Caddie loses in drive for 'fair' deal
An 83-year-old retired golf caddie was yesterday denied a $33,000 pension which was awarded to him by the High Court - but has vowed to fight on.
The Labour Tribunal awarded Cheng Yuen a $29,160 long-service payment and $4,680 in wages in lieu of notice after he was released by the Royal Hong Kong Golf Club in September 1995. The decision was upheld by a High Court judge.
But yesterday, the ruling was overturned in the Court of Appeal which, despite being sympathetic to Mr Cheng's case, said he was not entitled to the benefits because he had never been a full-time employee of the club.
Mr Cheng, disappointed with the judgment, has vowed to take the case to the Privy Council in London as long as he is granted Legal Aid.
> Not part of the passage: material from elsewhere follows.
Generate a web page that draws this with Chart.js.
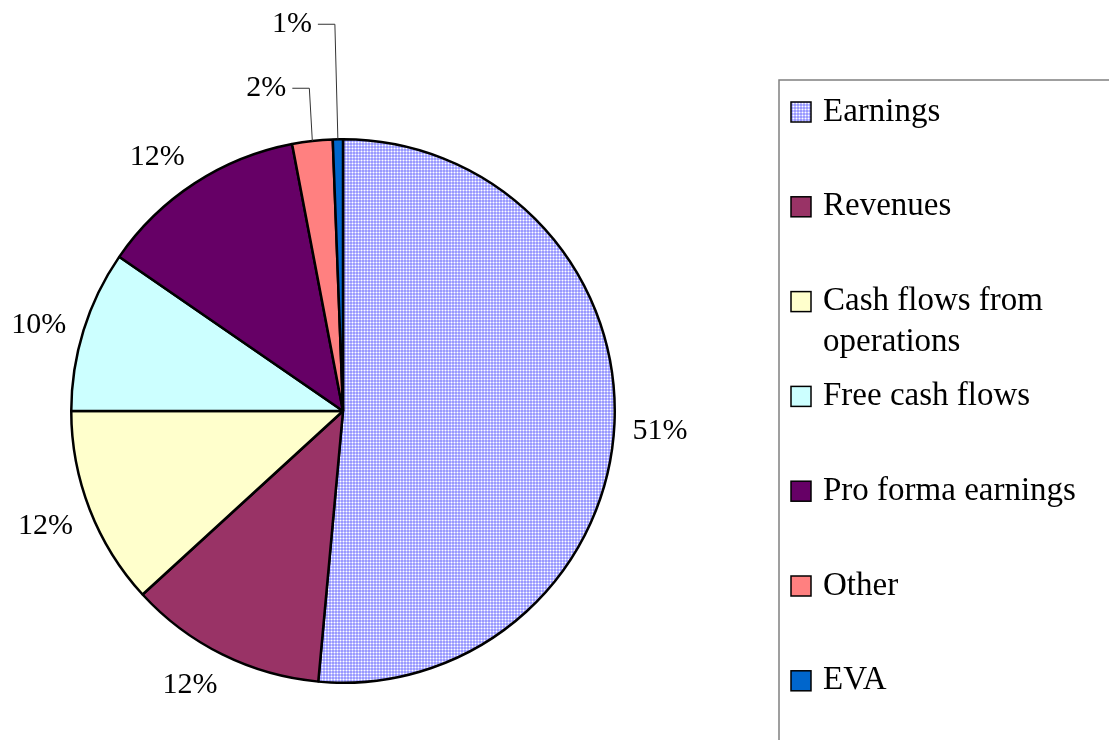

'It's a matter of fairness . . . I'll fight until I can no longer do so,' he said after the hearing.
Appeal Court judge Mr Justice Gerald Nazareth said: 'One cannot but have some sympathy for him.
'He turned up almost every day of the week, arriving for the first golf session which began at six in the morning and going home at five in the afternoon.' But Mr Justice Nazareth said according to the law he was not entitled to the money because he had only ever been a self-employed casual worker.
The decision potentially affects the club's 600 caddies.
Mr Cheng, who worked at the club's Deep Water Bay course carrying 14-kilogram golf bags for Hong Kong's rich and famous, arrived in the territory from China in the 1950s.
He first worked as a farmer and then switched to construction work.
He joined the club 10 years ago and earned an average daily wage of $180.
Mr Cheng, who lives with his wife, son, daughter-in-law and two grandchildren in a Chai Wan public estate, said he had planned to use the money to pay for trips back to his home on the mainland.
'Now I won't be able to afford to do that,' he said.
The case was heard before Mr Justice Nazareth, Mr Justice Simon Mayo and Mr Justice Charles Ching.